The guidelines recommend a TNF blocking biologic drug as therapy for people with active PsA who have never been treated or when other treatments haven’t worked. It’s a change from earlier guidelines, which usually preferred a step-up approach — often driven by insurers. That meant starting with the least expensive drug and working up to stronger, pricier ones if or when the disease got worse. The new guidelines also suggest switching to a different TNF blocker if the first one doesn’t work instead of to a different class of drugs.
But there are qualifications. Some patients can’t afford biologics like TNF blockers; others don’t want to risk side effects; others want a pill, not an injection or infusion. And people with certain conditions or risk factors, like congenital heart failure or recurrent infections, can’t use anti-TNF drugs. In these cases, methotrexate is the preferred option for newly diagnosed PsA patients. For those who switched to a TNF blocker from methotrexate, the next step might be an IL-17 inhibitor.
Most doctors will discuss switching therapies if you haven’t seen at least a 20% improvement in symptoms after 12 weeks of treatment.
Dr. Singh says the use of combination therapies in PsA is waning as more drugs that work for both skin and joints come on the market.
“There might still be patients who need additional support to get the best response for skin and joints — for example, a steroid cream plus a systemic medication — but I am hoping the use of dual therapies will decrease over time,” he says.
The ACR/NPF guidelines also place an emphasis on nondrug therapies. The authors say both drug and nondrug therapies “can ameliorate PsA symptoms and occasionally lead to remission.”
Dr. Singh says smoking cessation is particularly important and has solid evidence to back it up.
“Smoking cessation is a huge recommendation in our guidelines,” he says. “It has an effect not only on mortality and cardiac and lung health, but on disease activity and the failure rate of drugs. We tell patients who smoke that their medications won’t work as long or as well. And quitting smoking is very actionable. If you explain to patients how important it is, they usually can do it.”

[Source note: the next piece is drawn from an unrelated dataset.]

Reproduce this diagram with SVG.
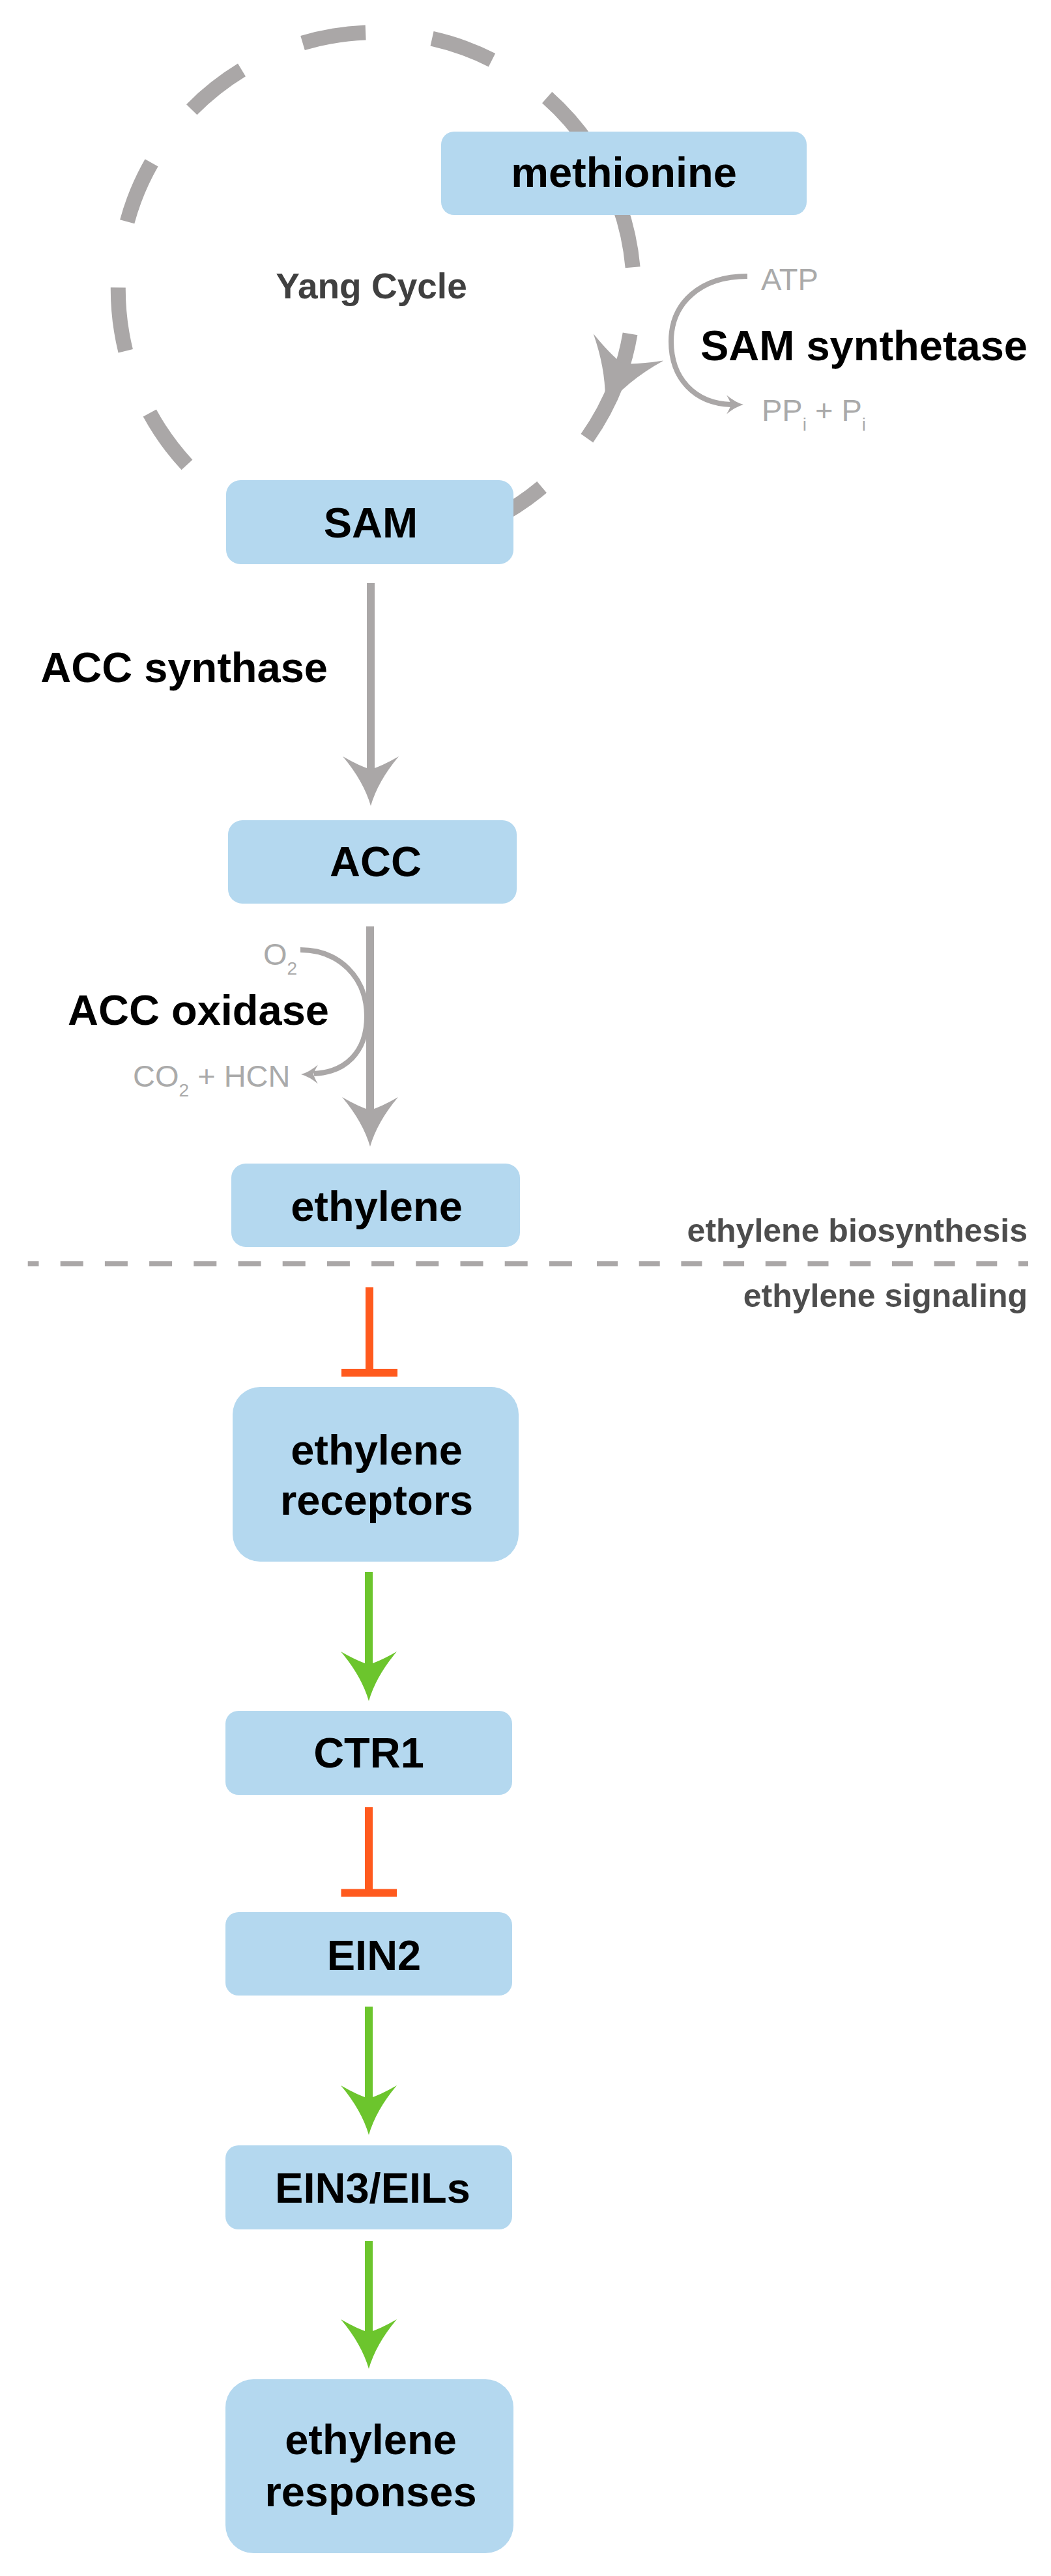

“Weight loss and exercise are the other two big ones. We know they contribute to joint health. Exercise can also have a positive effect on mental health, muscle biology and range of motion. Patients usually say, ‘I’m so glad you talked to me about exercise and weight loss. That tells me they’re important.’”
With the exception of lifestyle changes, most of the ACR/NPF recommendations are suggestions only. Whether they apply to any particular patient depends on many factors, including age, other health problems and patients themselves. Philip Mease, MD, is director of rheumatology research at Swedish Medical Center and a professor at the University of Washington School of Medicine, both in Seattle. He thinks it’s impossible to apply standardized systems to PsA treatment because every patient is different.
“Most people see a rheumatologist because musculoskeletal pain is bothering them more than skin problems. But for some, other symptoms are more important. If you have dactylitis (severe swelling) in one finger and are a concert violinist, that’s a disaster. The beauty of the doctor-patient conversation is that patients can prioritize what is most important to them,” he says.